Convicted terrorist who recruited Islamic State fighters and radicalised Manchester Arena bomber could be freed from jail

A convicted terror boss and a friend of Manchester Arena bomber Salman Abedi has been told he can bid for freedom.

Rochdale-born Abdalraouf Abdallah is expected to go before the Parole Board in November and could be back on the streets in the New Year.

The fanatic was jailed in 2016 after being found guilty of helping people travel to Syria to join the Islamic State group.

He was released on license in November 2020, but returned to jail a few months later for breaching strict conditions requiring good behaviour.

Abdallah, now 29, was staying at an approved premises at the time and the rule breaches were not terror related.

A spokesperson for the Parole Board said: ‘We can confirm the parole review of Abdalraouf Abdallah has been referred to the Parole Board by the Secretary of State for Justice and is following standard processes.

‘Parole Board decisions are solely focused on what risk a prisoner could represent to the public if released and whether that risk is manageable in the community.

‘A panel will carefully examine a huge range of evidence, including details of the original crime, and any evidence of behaviour change, as well as explore the harm done and impact the crime has had on the victims.

‘Members read and digest hundreds of pages of evidence and reports in the lead up to an oral hearing.

‘Evidence from witnesses such as probation officers, psychiatrists and psychologists, officials supervising the offender in prison as well as victim personal statements may be given at the hearing.

‘It is standard for the prisoner and witnesses to be questioned at length during the hearing which often lasts a full day or more. Parole reviews are undertaken thoroughly and with extreme care. Protecting the public is our number one priority.’

Abdallah received a nine-and-a-half-year extended determinate sentence in 2016 after being convicted of committing acts of terrorism, by facilitating travel and raising money to enable various others to participate in the civil war in Syria.
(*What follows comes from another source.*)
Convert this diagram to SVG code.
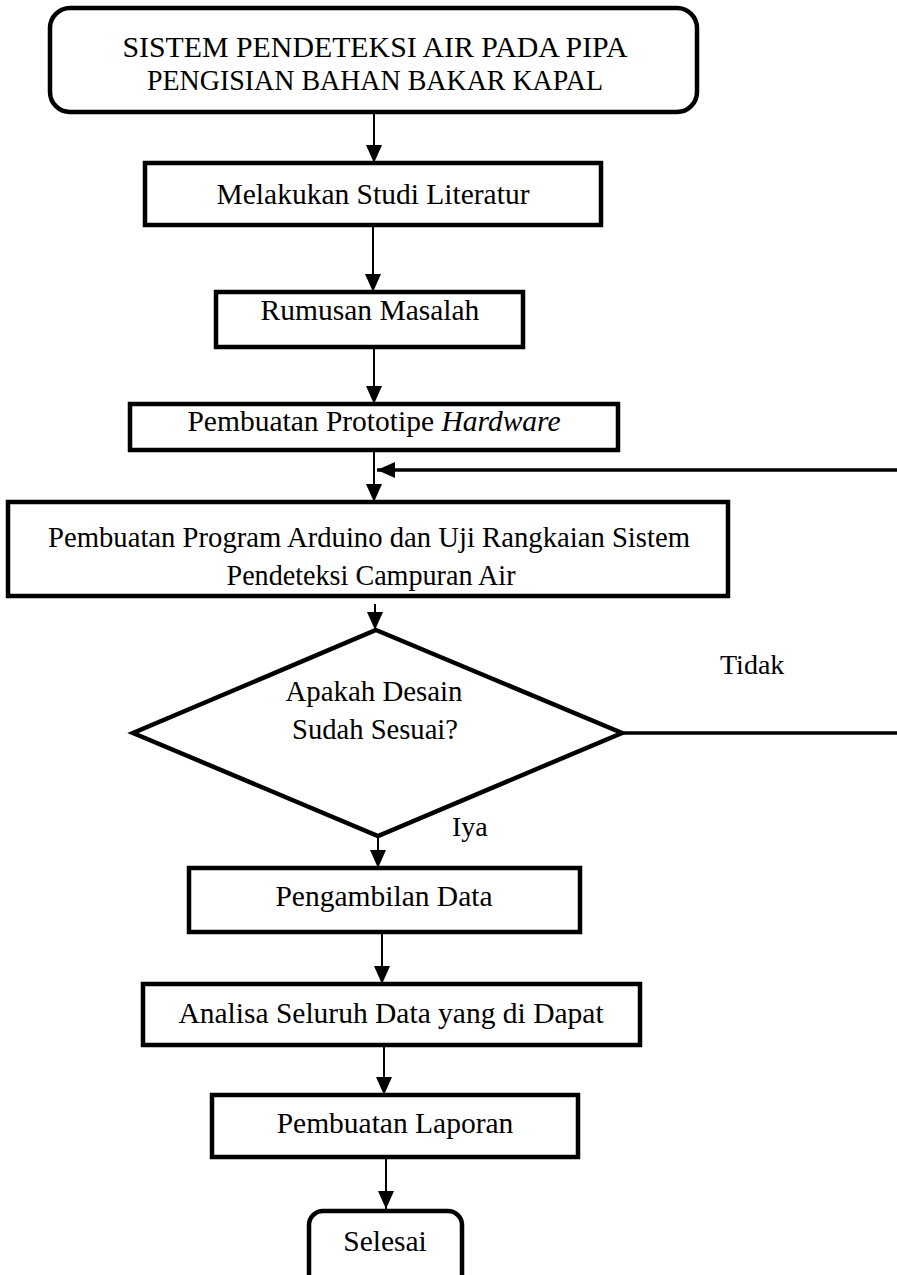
<svg xmlns="http://www.w3.org/2000/svg" width="897" height="1275" viewBox="0 0 897 1275">
  <style>
    .box { fill: #ffffff; stroke: #000000; stroke-width: 4.5; }
    .lbl { font-family: "Liberation Serif", "Times New Roman", serif; font-size: 29.5px; fill: #000000; text-anchor: middle; }
    .free { font-family: "Liberation Serif", "Times New Roman", serif; font-size: 28px; fill: #000000; }
    .wire { fill: none; stroke: #000000; stroke-width: 2; }
    .wire-thick { fill: none; stroke: #000000; stroke-width: 3.5; }
  </style>
  <defs>
    <marker id="arrow" viewBox="0 0 18 16" refX="18" refY="8" markerWidth="18" markerHeight="16" markerUnits="userSpaceOnUse" orient="auto">
      <path d="M0,0 L18,8 L0,16 Z" fill="#000000"/>
    </marker>
  </defs>
  <rect width="897" height="1275" fill="#ffffff"/>

  <g id="connectors">
    <line class="wire" x1="374" y1="112" x2="374" y2="163" marker-end="url(#arrow)"/>
    <line class="wire" x1="373" y1="225" x2="373" y2="292" marker-end="url(#arrow)"/>
    <line class="wire" x1="374" y1="347" x2="374" y2="404" marker-end="url(#arrow)"/>
    <line class="wire" x1="374" y1="450" x2="374" y2="502" marker-end="url(#arrow)"/>
    <line class="wire-thick" x1="897" y1="470" x2="377" y2="470" marker-end="url(#arrow)"/>
    <line class="wire" x1="375" y1="604" x2="375" y2="630" marker-end="url(#arrow)"/>
    <line class="wire-thick" x1="622" y1="733" x2="897" y2="733"/>
    <line class="wire" x1="378" y1="836" x2="378" y2="868" marker-end="url(#arrow)"/>
    <line class="wire" x1="382" y1="932" x2="382" y2="984" marker-end="url(#arrow)"/>
    <line class="wire" x1="384" y1="1045" x2="384" y2="1095" marker-end="url(#arrow)"/>
    <line class="wire" x1="386" y1="1157" x2="386" y2="1209" marker-end="url(#arrow)"/>
    <text class="free" x="720" y="674">Tidak</text>
    <text class="free" x="452" y="836">Iya</text>
  </g>

  <g id="start">
    <rect class="box" x="50" y="8" width="647" height="104" rx="20" ry="20"/>
    <text class="lbl" x="375" y="57" textLength="505" lengthAdjust="spacingAndGlyphs">SISTEM PENDETEKSI AIR PADA PIPA</text>
    <text class="lbl" x="375" y="90" textLength="456" lengthAdjust="spacingAndGlyphs">PENGISIAN BAHAN BAKAR KAPAL</text>
  </g>

  <g id="studi-literatur">
    <rect class="box" x="145" y="163" width="456" height="62"/>
    <text class="lbl" x="373" y="204">Melakukan Studi Literatur</text>
  </g>

  <g id="rumusan-masalah">
    <rect class="box" x="216" y="292" width="307" height="55"/>
    <text class="lbl" x="370" y="320">Rumusan Masalah</text>
  </g>

  <g id="prototipe">
    <rect class="box" x="130" y="404" width="488" height="46"/>
    <text class="lbl" x="374" y="431">Pembuatan Prototipe <tspan font-style="italic">Hardware</tspan></text>
  </g>

  <g id="program-arduino">
    <rect class="box" x="8" y="502" width="720" height="94"/>
    <text class="lbl" x="369" y="547" textLength="642" lengthAdjust="spacingAndGlyphs">Pembuatan Program Arduino dan Uji Rangkaian Sistem</text>
    <text class="lbl" x="371" y="585" textLength="289" lengthAdjust="spacingAndGlyphs">Pendeteksi Campuran Air</text>
  </g>

  <g id="keputusan">
    <polygon class="box" points="376,630 622,733 378,836 133,733"/>
    <text class="lbl" x="374" y="701" textLength="177" lengthAdjust="spacingAndGlyphs">Apakah Desain</text>
    <text class="lbl" x="375" y="739" textLength="166" lengthAdjust="spacingAndGlyphs">Sudah Sesuai?</text>
  </g>

  <g id="pengambilan-data">
    <rect class="box" x="189" y="868" width="391" height="64"/>
    <text class="lbl" x="384" y="906">Pengambilan Data</text>
  </g>

  <g id="analisa-data">
    <rect class="box" x="143" y="984" width="497" height="61"/>
    <text class="lbl" x="391" y="1023">Analisa Seluruh Data yang di Dapat</text>
  </g>

  <g id="laporan">
    <rect class="box" x="212" y="1095" width="366" height="62"/>
    <text class="lbl" x="395" y="1133">Pembuatan Laporan</text>
  </g>

  <g id="selesai">
    <rect class="box" x="309" y="1211" width="153" height="80" rx="14" ry="14"/>
    <text class="lbl" x="385" y="1251">Selesai</text>
  </g>
</svg>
The terrorist was paralysed from the waist down while fighting in the Libyan revolution of 2011.

His trial at Woolwich Crown Court in south London heard that, from his wheelchair and mainly using a mobile phone, he arranged for the movement of money and fighters to Syria.

Max Hill QC, prosecuting, said one of Abdallah’s contacts in Brussels, known only as Obaida, was ‘facilitating the movements of terrorists across mainland Europe’.
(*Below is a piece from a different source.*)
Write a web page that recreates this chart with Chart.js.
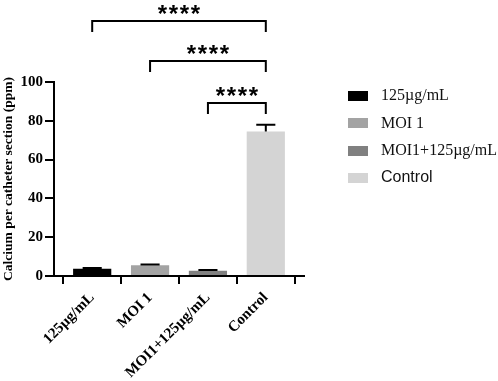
<!DOCTYPE html>
<html><head><meta charset="utf-8">
<script src="https://cdn.jsdelivr.net/npm/chart.js@4/dist/chart.umd.min.js"></script>
<style>html,body{margin:0;padding:0;background:#fff}canvas{display:block}</style>
</head><body>
<canvas id="c" width="498" height="381"></canvas>
<script>
// ---- data ----
const categories = ['125µg/mL', 'MOI 1', 'MOI1+125µg/mL', 'Control'];
const means = [3.8, 5.5, 2.7, 74.5];
const errors = [0.3, 0.4, 0.4, 3.4];
const colors = ['#000000', '#a3a3a3', '#808080', '#d4d4d4'];
const yTicks = [0, 20, 40, 60, 80, 100];
const comparisons = [[0, 3], [1, 3], [2, 3]];
const comparisonLevels = [131.4, 110.8, 89.2];
const comparisonLabels = ['****', '****', '****'];
const yTitle = 'Calcium per catheter section (ppm)';

const SERIF = '"Liberation Serif", "Times New Roman", serif';
const SANS = '"Liberation Sans", Arial, sans-serif';

const errorBars = {
  id: 'errorBars',
  afterDatasetsDraw(chart) {
    const ctx = chart.ctx, y = chart.scales.y;
    const meta = chart.getDatasetMeta(0);
    ctx.save();
    ctx.strokeStyle = '#000'; ctx.lineWidth = 2;
    meta.data.forEach((bar, i) => {
      const top = y.getPixelForValue(means[i] + errors[i]);
      const base = y.getPixelForValue(means[i]);
      const half = bar.width / 4;
      ctx.beginPath();
      ctx.moveTo(bar.x, base); ctx.lineTo(bar.x, top);
      ctx.moveTo(bar.x - half, top); ctx.lineTo(bar.x + half, top);
      ctx.stroke();
    });
    ctx.restore();
  }
};

const sigBrackets = {
  id: 'sigBrackets',
  afterDraw(chart) {
    const ctx = chart.ctx, x = chart.scales.x, y = chart.scales.y;
    ctx.save();
    ctx.strokeStyle = '#000'; ctx.lineWidth = 2; ctx.fillStyle = '#000';
    comparisons.forEach((pair, k) => {
      const x1 = x.getPixelForValue(pair[0]);
      const x2 = x.getPixelForValue(pair[1]);
      const yl = Math.round(y.getPixelForValue(comparisonLevels[k]));
      const leg = 11;
      ctx.beginPath();
      ctx.moveTo(x1, yl + leg); ctx.lineTo(x1, yl); ctx.lineTo(x2, yl); ctx.lineTo(x2, yl + leg);
      ctx.stroke();
      const label = comparisonLabels[k];
      const mid = (x1 + x2) / 2;
      const S = 24, gap = 11;
      ctx.font = 'bold ' + S + 'px ' + SANS;
      ctx.textAlign = 'center'; ctx.textBaseline = 'alphabetic';
      const yc = yl - 13;
      const n = label.length;
      for (let j = 0; j < n; j++) {
        const cx = mid + (j - (n - 1) / 2) * gap;
        ctx.fillText(label[j], cx, yc + 0.57 * S);
      }
    });
    ctx.restore();
  }
};

const sideLegend = {
  id: 'sideLegend',
  afterDraw(chart) {
    const ctx = chart.ctx;
    ctx.save();
    categories.forEach((name, i) => {
      const cy = 96 + i * 27.3;
      ctx.fillStyle = colors[i];
      ctx.fillRect(348, Math.round(cy - 5), 20, 10);
      ctx.fillStyle = '#111';
      ctx.font = '16px ' + (name === 'Control' ? SANS : SERIF);
      ctx.textAlign = 'left'; ctx.textBaseline = 'middle';
      ctx.fillText(name, 381, cy);
    });
    ctx.restore();
  }
};

new Chart(document.getElementById('c'), {
  type: 'bar',
  data: {
    datasets: [{
      data: means.map((v, i) => ({ x: i, y: v })),
      backgroundColor: colors,
      borderWidth: 0,
      categoryPercentage: 1,
      barPercentage: 0.66
    }]
  },
  options: {
    responsive: false,
    animation: false,
    devicePixelRatio: 1,
    layout: { padding: { top: 82, right: 194, left: 0, bottom: 0 } },
    plugins: { legend: { display: false }, tooltip: { enabled: false } },
    scales: {
      x: {
        type: 'linear',
        offset: false,
        min: -0.66, max: 3.66,
        afterBuildTicks(scale) { scale.ticks = categories.map((_, i) => ({ value: i })); },
        afterFit(scale) { scale.height = 105; },
        ticks: {
          autoSkip: false,
          minRotation: 45, maxRotation: 45,
          color: '#000',
          font: { family: SERIF, size: 15, weight: 'bold' },
          padding: 5,
          callback: (v) => categories[v]
        },
        grid: { drawOnChartArea: false, drawTicks: true, tickLength: 8, color: '#000', lineWidth: 2 },
        border: { display: true, color: '#000', width: 2 }
      },
      y: {
        min: 0, max: 100,
        afterBuildTicks(scale) { scale.ticks = yTicks.map(v => ({ value: v })); },
        afterFit(scale) { scale.width = 54; },
        ticks: {
          color: '#000',
          font: { family: SERIF, size: 15, weight: 'bold' },
          padding: 2
        },
        grid: { drawOnChartArea: false, drawTicks: true, tickLength: 9, color: '#000', lineWidth: 2 },
        border: { display: true, color: '#000', width: 2 },
        title: {
          display: true, text: yTitle, color: '#000',
          font: { family: SERIF, size: 13.5, weight: 'bold' },
          padding: { top: 0, bottom: 0 }
        }
      }
    }
  },
  plugins: [errorBars, sigBrackets, sideLegend]
});
</script>
</body></html>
He accused him of being ‘at the centre of a jihadist network facilitating foreign fighters … You were intent upon sending fighters to join groups in Syria who were committing terrorist acts in that country,’ he said.

When Abdallah was first arrested in 2014, his phone contained correspondence with Abedi about suicide and martyrdom, including the death of a senior al-Qaeda figure.

Abedi then visited Abdallah in prison and communicated with him on an illegally held mobile phone during the period in early 2017 when the bomb was being prepared.

The second visit came just four months before Abedi blew himself up at the Manchester Arena on 22 May 2017, killing 23 people including himself and injuring 1,017.

Despite his conviction, Abdallah, from Moss Side, Manchester, continues to deny he was an Islamic State recruiter.

A expert on radicalisation commissioned for the Manchester Arena bombing public inquiry said he believes Abdallah was responsible for ‘grooming Salman Abedi into the violent, Islamist, extremist world view’.

Abdallah has denied having any involvement in the attack or grooming Abedi, and told the inquiry he is ‘haunted’ by the atrocity.’

He was brought from HMP Wakefield to the inquiry in November last year to give evidence.

Abdallah said text exchanges with Salman Abedi – recovered in November 2014 – in which they discussed martyrdom were ‘normal chitchat’.

The witness denied radicalising the bomber, saying: ‘I don’t even have an extreme mindset myself’ and ‘I am not a groomer and I was not grooming Salman to anything’

Pete Weatherby QC, representing several bereaved families, said the prisoner’s lengthy chats with Salman Abedi were ‘about radicalisation, it was about discussing some kind of perverse death’.

New laws were introduced in February 2020 after two attacks in three months were carried out by extremists who had been freed from jail.

Now criminals with terrorism convictions must serve two-thirds of their sentence in jail, rather than one half, and their cases are reviewed by the Parole Board before release.